As we saw before (in logistic regression post), there are two basic types of data variables: categorical (discrete) and quantitative (continuous). There are also two corresponded types of random variables: continuous and discrete random variables. Each type of random variables is represented by a specific class of probability functions.

3.2 Probability Mass Function (PMF)

Probability Mass Functions (PMF) are functions that describe probability values of discrete random variables \(X\). PMF(\(X\)) must sum up to 1 for all possible values of \(X\).

For example, if we compute the PMF of rolling a die, where random variable \(X=\{1,2,3,4,5,6\}\), we can draw PMF(\(X\)) as follows:

\begin{equation}
f_X(x)=Pr(X= x)\ \ \ and\ \ \ \sum_{x\in X} f_X(x)=1\tag{1}
\end{equation}

A probability mass function (PMF) computes the probability that a random variable \(X\) can take any possible outcome \(x\in X\). In dice example, \(f_X(x=3)=0.17,\ f_X(x=1)=0.17,\ f_X(x=7)=0\). Note that the sum of all possible values of \(x\) equals to 1.

3.3 Probability Density Function (PDF)

As PMF describes probability values of discrete random variables, the probability density function (PDF) describes probability values of continuous random variables. An example of PDF is the one of normal distribution below:
Please note that for PDFs, the area under curve must sum up to 1.

3.4 Cumulative Distribution Function (CDF)

Beside PMF and PDF, there exist a third type of functions for both discrete and continuous variables. These are cumulative distribution functions (CDF). The CDF computes the cumulative probability up to a given value \(x\in X\). In case of discrete random variable, the CDF looks like this:

The green stepwise function above represents the CDF of rolling a die, and it is computed as follows:

\begin{equation}
\begin{split}
F_X(x) &=Pr(X\leq x) \\
&=\sum_{x_i\leq x} Pr(X=x_i) \\
&=\sum_{x_i\leq x} p(x_i)
\end{split}\tag{2}
\end{equation}

You can think of \(F_X(x)\) as summing up all probabilities upto value \(x\). For example:

\begin{equation}
F_X(x=3)= \sum_{x_i=1}^3 p(x_i)= 0.17+0.17+0.17=0.51
\end{equation}

For continuous random variables, CDFs using integrals instead of summations, in order to compute the area under continuous PDF curves. The next figure shows an example of the normal distribution CDF.

\begin{equation}
\begin{split}
F_X(x) &=Pr(X\leq x) \\
&=\int_{-\infty}^x f_X(y)dy
\end{split}\tag{3}
\end{equation}

where \(y\) is a dummy integration variable.

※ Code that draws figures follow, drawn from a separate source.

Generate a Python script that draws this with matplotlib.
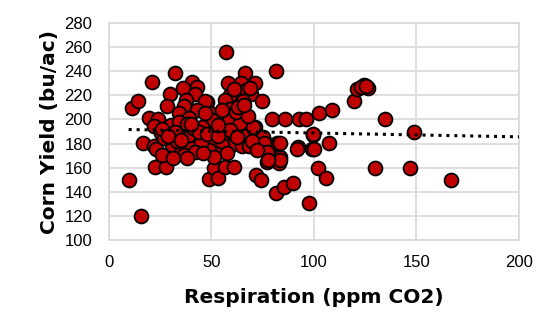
import numpy as np
import matplotlib
matplotlib.use("Agg")
import matplotlib.pyplot as plt

# soil respiration (ppm CO2) vs corn yield (bu/ac)
resp = [9.6, 15.7, 11.2, 14.4, 20.9, 32.0, 57.1, 81.6, 66.3, 58.1,
        64.6, 71.4, 67.0, 69.4, 59.2, 56.8, 65.4, 74.6, 58.7, 47.9,
        49.5, 50.3, 58.4, 64.1, 79.5, 85.9, 92.9, 96.1, 71.4, 66.5,
        57.6, 61.7, 75.2, 99.5, 59.2, 64.9, 75.2, 81.9, 92.2, 40.3,
        43.0, 36.1, 29.8, 42.2, 37.4, 46.8, 28.5, 36.6, 43.0, 46.8,
        34.1, 39.0, 19.6, 24.1, 30.1, 22.0, 45.5, 36.6, 25.2, 42.2,
        31.7, 16.7, 22.0, 30.9, 39.0, 47.1, 50.3, 22.5, 27.7, 22.8,
        26.0, 35.8, 40.6, 45.5, 36.6, 48.7, 51.1, 53.2, 56.8, 60.8,
        71.7, 74.3, 81.4, 85.4, 89.7, 97.7, 77.3, 83.0, 78.6, 83.5,
        98.9, 77.0, 82.4, 50.3, 55.0, 68.1, 51.9, 57.6, 48.7, 102.6,
        108.9, 134.9, 119.4, 121.0, 124.3, 126.4, 99.7, 107.1, 100.1, 102.1,
        106.1, 129.6, 146.9, 149.0, 166.8, 83.5, 83.5, 39.0, 44.7, 51.1,
        59.2, 62.5, 70.5, 75.4, 77.0, 77.8, 91.6, 33.0, 33.0, 34.0,
        38.0, 41.0, 44.0, 48.0, 53.0, 27.0, 32.0, 40.0, 26.0, 29.0,
        35.0, 42.0, 46.0, 53.0, 55.0, 62.0, 68.0, 63.0, 70.0, 72.0,
        66.0, 31.0, 38.0, 123.0, 125.5, 61.0, 69.0]
yld = [150.0, 119.5, 209.7, 215.5, 230.7, 238.7, 256.0, 240.4, 238.7, 230.4,
       230.4, 230.4, 224.4, 220.8, 220.2, 216.0, 215.5, 215.5, 209.0, 214.7,
       205.6, 199.5, 199.5, 196.8, 200.3, 200.3, 200.3, 200.3, 193.4, 186.2,
       185.2, 185.4, 185.7, 187.0, 178.0, 178.0, 178.0, 180.2, 177.4, 230.7,
       227.2, 226.3, 221.0, 220.8, 216.0, 215.5, 211.0, 211.0, 207.8, 205.6,
       205.6, 200.9, 200.9, 200.3, 195.4, 194.5, 193.4, 191.2, 188.5, 185.7,
       186.2, 180.2, 178.0, 178.8, 178.0, 180.2, 181.5, 160.3, 160.3, 175.2,
       170.5, 174.6, 176.0, 178.8, 170.5, 150.3, 159.4, 151.2, 160.3, 160.3,
       153.9, 149.8, 139.2, 144.2, 147.5, 130.4, 164.9, 164.1, 170.5, 168.6,
       175.2, 179.6, 179.6, 178.0, 179.0, 178.0, 171.9, 171.9, 174.6, 205.6,
       207.8, 200.3, 215.5, 225.0, 228.5, 226.3, 187.6, 180.7, 175.2, 160.0,
       151.7, 160.0, 160.0, 189.8, 149.8, 180.4, 166.3, 187.0, 180.2, 169.0,
       191.2, 185.7, 194.0, 180.2, 173.4, 166.3, 175.2, 182.0, 190.0, 198.0,
       196.0, 193.0, 190.0, 188.0, 186.0, 185.0, 190.0, 196.0, 192.0, 186.0,
       183.0, 173.0, 172.0, 195.0, 208.0, 206.0, 203.0, 210.0, 182.0, 175.0,
       212.0, 168.0, 168.0, 227.0, 228.0, 225.0, 226.0]

x_ticks = [0, 50, 100, 150, 200]
y_ticks = [100, 120, 140, 160, 180, 200, 220, 240, 260, 280]

plt.rcParams['font.family'] = ['Liberation Sans', 'DejaVu Sans']

fig = plt.figure(figsize=(5.58, 3.35), dpi=100)
ax = fig.add_axes([0.1953, 0.2836, 0.7347, 0.6477])

ax.scatter(resp, yld, s=100, c='#C00000', edgecolors='black', linewidths=1.3, zorder=3)

# linear trendline, forecast out to the axis edge
slope, icpt = np.polyfit(resp, yld, 1)
xt = np.array([min(resp), 200])
ax.plot(xt, slope * xt + icpt, color='black', linestyle=(0, (1, 1.6)), linewidth=2.2, zorder=4)

ax.set_xlim(0, 200)
ax.set_ylim(100, 280)
ax.set_xticks(x_ticks)
ax.set_yticks(y_ticks)
ax.grid(True, color='#D9D9D9', linewidth=1.2, zorder=0)
ax.set_axisbelow(True)
for sp in ax.spines.values():
    sp.set_color('#D9D9D9')
    sp.set_linewidth(1.2)
ax.tick_params(length=0, labelsize=12, colors='black')
ax.tick_params(axis='y', pad=12)
ax.tick_params(axis='x', pad=11)

ax.set_xlabel('Respiration (ppm CO2)', fontsize=14.5, fontweight='bold',
              family='DejaVu Sans', labelpad=13)
ax.set_ylabel('Corn Yield (bu/ac)', fontsize=14.5, fontweight='bold',
              family='DejaVu Sans', labelpad=4)

fig.savefig('out.png', dpi=100)
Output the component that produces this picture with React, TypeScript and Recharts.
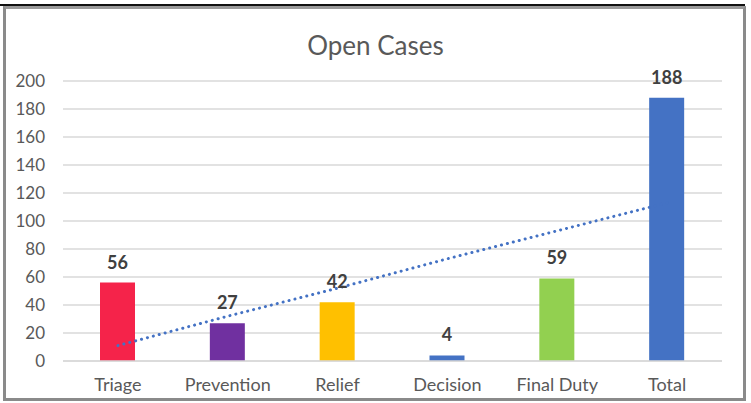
import React from "react";
import { ComposedChart, Bar, Line, XAxis, YAxis, CartesianGrid, LabelList, Cell } from "recharts";

const categories = ["Triage", "Prevention", "Relief", "Decision", "Final Duty", "Total"];
const openCases = [56, 27, 42, 4, 59, 188];
const trend = [11, 32, 52, 73, 93, 113];
const barColors = ["#F5234A", "#7030A0", "#FFC000", "#4472C4", "#92D050", "#4472C4"];
const yTicks = [0, 20, 40, 60, 80, 100, 120, 140, 160, 180, 200];

const data = categories.map((c, i) => ({ name: c, value: openCases[i], trend: trend[i] }));

const FONT = "Lato, 'Noto Sans', sans-serif";

export default function App() {
  return (
    <div style={{ position: "fixed", left: 0, top: 0, width: 751, height: 403, background: "#fff", fontFamily: FONT }}>
      <div style={{ position: "absolute", left: 0, top: 4, width: 745, height: 2, background: "#111" }} />
      <div
        style={{
          position: "absolute",
          left: 3,
          top: 6,
          width: 746 - 3,
          height: 401 - 6,
          boxSizing: "border-box",
          borderLeft: "3px solid #8a8a8a",
          borderTop: "3px solid #9a9a9a",
          borderRight: "3px solid #8a8a8a",
          borderBottom: "3px solid #8a8a8a",
        }}
      />
      <div
        style={{
          position: "absolute",
          left: 0,
          width: 751,
          top: 29,
          textAlign: "center",
          fontSize: 26,
          color: "#595959",
          fontFamily: FONT,
          lineHeight: "32px",
        }}
      >
        Open Cases
      </div>
      <div style={{ position: "absolute", left: 0, top: 0 }}>
        <ComposedChart width={751} height={403} data={data} margin={{ top: 81, right: 29, bottom: 12, left: 0 }}>
          <CartesianGrid vertical={false} stroke="#d9d9d9" strokeWidth={1.5} />
          <XAxis
            dataKey="name"
            height={30}
            axisLine={{ stroke: "#d9d9d9", strokeWidth: 1.5 }}
            tickLine={false}
            tick={{ fill: "#595959", fontSize: 18, fontFamily: FONT }}
            tickMargin={11}
          />
          <YAxis
            width={63}
            domain={[0, 200]}
            ticks={yTicks}
            axisLine={false}
            tickLine={false}
            tick={{ fill: "#595959", fontSize: 17, fontFamily: FONT }}
            tickMargin={12}
            interval={0}
          />
          <Bar dataKey="value" barSize={35} isAnimationActive={false}>
            {data.map((d, i) => (
              <Cell key={d.name} fill={barColors[i]} />
            ))}
            <LabelList
              dataKey="value"
              position="top"
              offset={14}
              style={{ fill: "#404040", fontSize: 18, fontWeight: "bold", fontFamily: FONT }}
            />
          </Bar>
          <Line
            dataKey="trend"
            type="linear"
            stroke="#4472C4"
            strokeWidth={3}
            strokeDasharray="0.1 6"
            strokeLinecap="round"
            dot={false}
            activeDot={false}
            isAnimationActive={false}
          />
        </ComposedChart>
      </div>
    </div>
  );
}
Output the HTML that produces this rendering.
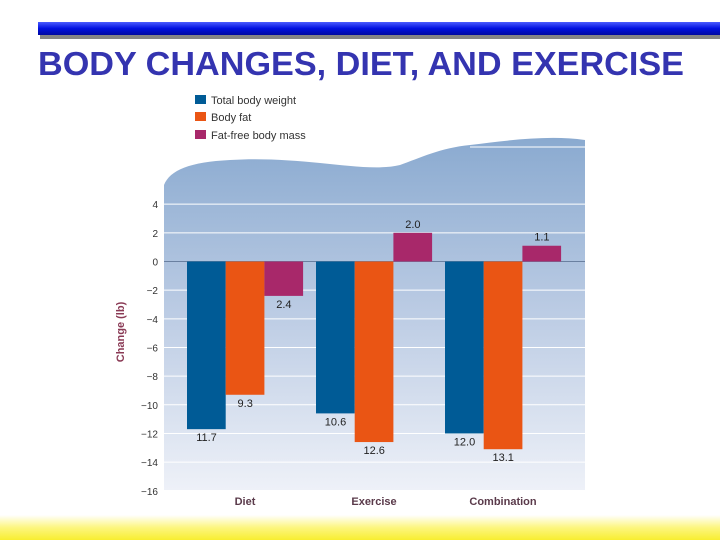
<!DOCTYPE html>
<html><head><meta charset="utf-8"><style>
html,body{margin:0;padding:0;background:#fff;}
svg{display:block;font-family:"Liberation Sans",Arial,sans-serif;}
</style></head><body>
<svg id="c" width="720" height="540" viewBox="0 0 720 540">
<defs>
<linearGradient id="bg" x1="0" y1="0" x2="0" y2="1">
<stop offset="0" stop-color="#8aaad0"/><stop offset="0.5" stop-color="#bccce4"/><stop offset="1" stop-color="#eef1f8"/>
</linearGradient>
<linearGradient id="yl" x1="0" y1="0" x2="0" y2="1">
<stop offset="0" stop-color="#ffffff"/><stop offset="0.5" stop-color="#fdf680"/><stop offset="1" stop-color="#f8ee30"/>
</linearGradient>
<linearGradient id="bar" x1="0" y1="0" x2="0" y2="1">
<stop offset="0" stop-color="#4a5cff"/><stop offset="0.5" stop-color="#0010e0"/><stop offset="1" stop-color="#0008a0"/>
</linearGradient>
</defs>
<rect x="0" y="515" width="720" height="25" fill="url(#yl)"/>
<rect x="40" y="34" width="680" height="5" fill="#333" opacity="0.6"/>
<rect x="38" y="22" width="682" height="13" fill="url(#bar)"/>
<text x="38" y="75" font-size="33" font-weight="bold" fill="#3434b0" textLength="646" lengthAdjust="spacingAndGlyphs">BODY CHANGES, DIET, AND EXERCISE</text>
<path d="M164,490 L164,185 C170,170 190,162 230,160 C260,158 290,160 320,163 C350,166 380,170 400,165 C420,158 440,148 470,145 C510,140 550,135 585,140 L585,490 Z" fill="url(#bg)"/>
<line x1="470" y1="147" x2="585" y2="147" stroke="#fff" stroke-width="1"/>
<g id="grid"></g><g id="bars"></g><g id="labels"></g>
<text transform="translate(124,332) rotate(-90)" text-anchor="middle" font-size="11" font-weight="bold" fill="#8a3a55">Change (lb)</text>
<g>
<rect x="195" y="95" width="11" height="9" fill="#005b96"/>
<text x="211" y="104" font-size="11" fill="#333">Total body weight</text>
<rect x="195" y="112" width="11" height="9" fill="#ea5514"/>
<text x="211" y="121" font-size="11" fill="#333">Body fat</text>
<rect x="195" y="130" width="11" height="9" fill="#a8286a"/>
<text x="211" y="139" font-size="11" fill="#333">Fat-free body mass</text>
</g>
</svg>
<script>
const categories=["Diet","Exercise","Combination"];
const totalWeight=[-11.7,-10.6,-12.0];
const bodyFat=[-9.3,-12.6,-13.1];
const fatFree=[-2.4,2.0,1.1];
const yTicks=[4,2,0,-2,-4,-6,-8,-10,-12,-14,-16];
const NS="http://www.w3.org/2000/svg";
function y(v){return 261.5-v*14.33;}
function gx(i){return 187+i*129;}
function mk(tag,attrs,parent,txt){const e=document.createElementNS(NS,tag);for(const k in attrs)e.setAttribute(k,attrs[k]);if(txt!==undefined)e.textContent=txt;document.getElementById(parent).appendChild(e);return e;}
yTicks.forEach(t=>{
  if(t!==-16&&t!==0){const l=mk('line',{x1:164,x2:585,y1:y(t),y2:y(t),stroke:'#fff','stroke-width':1},'grid');
  
  }
  const tx=mk('text',{x:158,y:y(t)+4,'text-anchor':'end','font-size':10,fill:'#333'},'labels',(t<0?'\u2212':'')+Math.abs(t));
  
  
});
const series=[[totalWeight,'#005b96','total'],[bodyFat,'#ea5514','fat'],[fatFree,'#a8286a','ffm']];
categories.forEach((c,i)=>{
  series.forEach((s,j)=>{
    const v=s[0][i];const x=gx(i)+j*38.7;const top=Math.min(y(0),y(v));const h=Math.abs(y(v)-y(0));
    const r=mk('rect',{x:x,y:top,width:38.7,height:h,fill:s[1]},'bars');
    
    
    const ly=v<0?y(v)+12:y(v)-5;
    const t=mk('text',{x:x+19.5,y:ly,'text-anchor':'middle','font-size':11,fill:'#222'},'labels',Math.abs(v).toFixed(1));
    
    
  });
  const ct=mk('text',{x:gx(i)+58,y:505,'text-anchor':'middle','font-size':11,'font-weight':'bold',fill:'#5a3a4a'},'labels',c);
  
  
});
const z=mk('line',{x1:164,x2:585,y1:y(0),y2:y(0),stroke:'#6a80a0','stroke-width':1},'grid');


</script>
</body></html>
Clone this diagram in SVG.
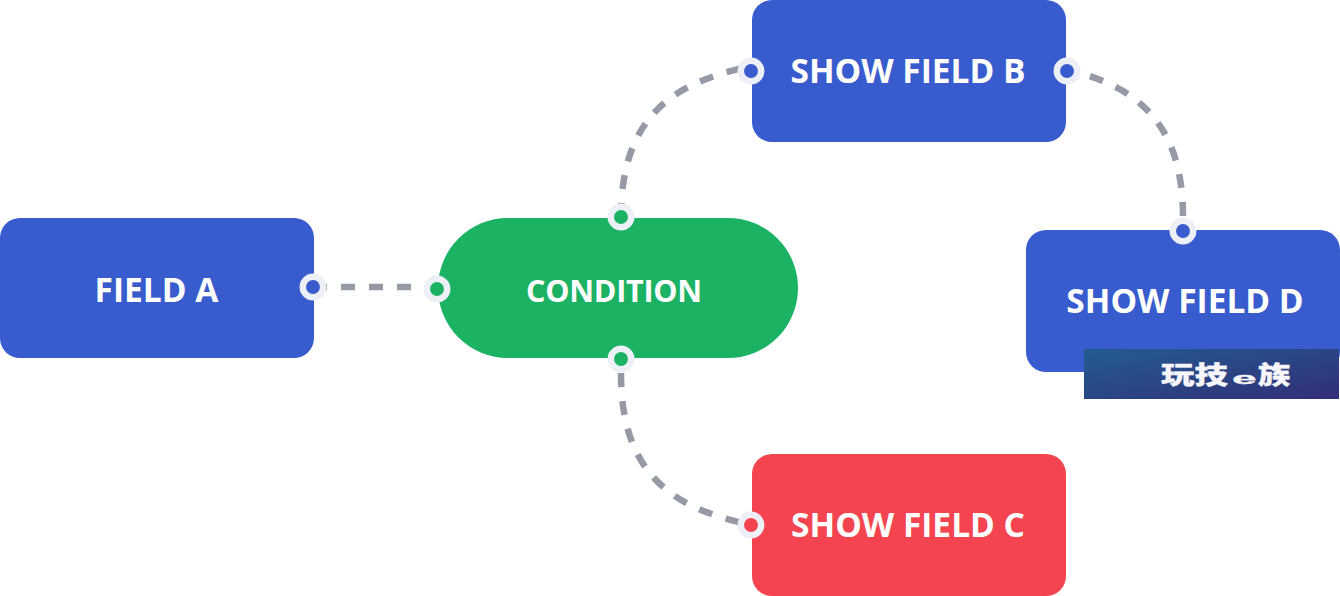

Please note that for continuous random variables, we integrate PDF(\(x\)) over given limits (say \(\{a,b\}\)) to obtain CDF(\(x\)), and we differentiate CDF(\(x\)) with respect to \(x\) to obtain PDF(\(x\)).

4. Moments

Each probability distribution function is defined by a set of coefficients (called moments). These moments represent important statistics that can be computed out of mass/density functions. The most important moments of probability distributions are listed below:

4.1 Expectation

The expectation \(E(X)\) of probability distribution is the average (i.e. mean) value of it’s random variable \(X\). It is also called the first moment. The term “expectation” is used here to express the value used to represent the whole distribution in probabilistic inferences. Other names of expectation are “point estimate” or “best guess“. It is noted as \(E(X)\) or \(\mu(X)\).

4.2 Variance

The variance \(V(X)\) of probability distribution expresses how far a set of random numbers \(x\in X\) are spread out from its expectation \(\mu(X)\). It’s also called the second moment. It is noted as \(V(X)\) or \(\sigma(X)\).

4.3 Precision

Precision \(\tau(X)\) is the reciprocal of the variance \(\frac{1}{\sigma(X)}\). It is used to measure how close a set of random numbers \(x\in X\) are to their average value \(\mu(X)\). High precision values usually used as indicator of good probabilistic models.

4.4 Median

The median value of a set of random numbers \(x\in X\) is the value that separates the higher half from the lower half of vector \(X\). For example, in dataset \(\{0,1,2,3,4,5,6\}\) the median value is 3.

4.5 Mode

The mode value of a set of random numbers \(x\in X\) is the most common (i.e. repeated) value in the data set. It is also the data point where PDF reaches its local (or global) maxima. For example, in dataset \(\{0,1,5,5,7,2,9,8,5\}\) the mode value is 5.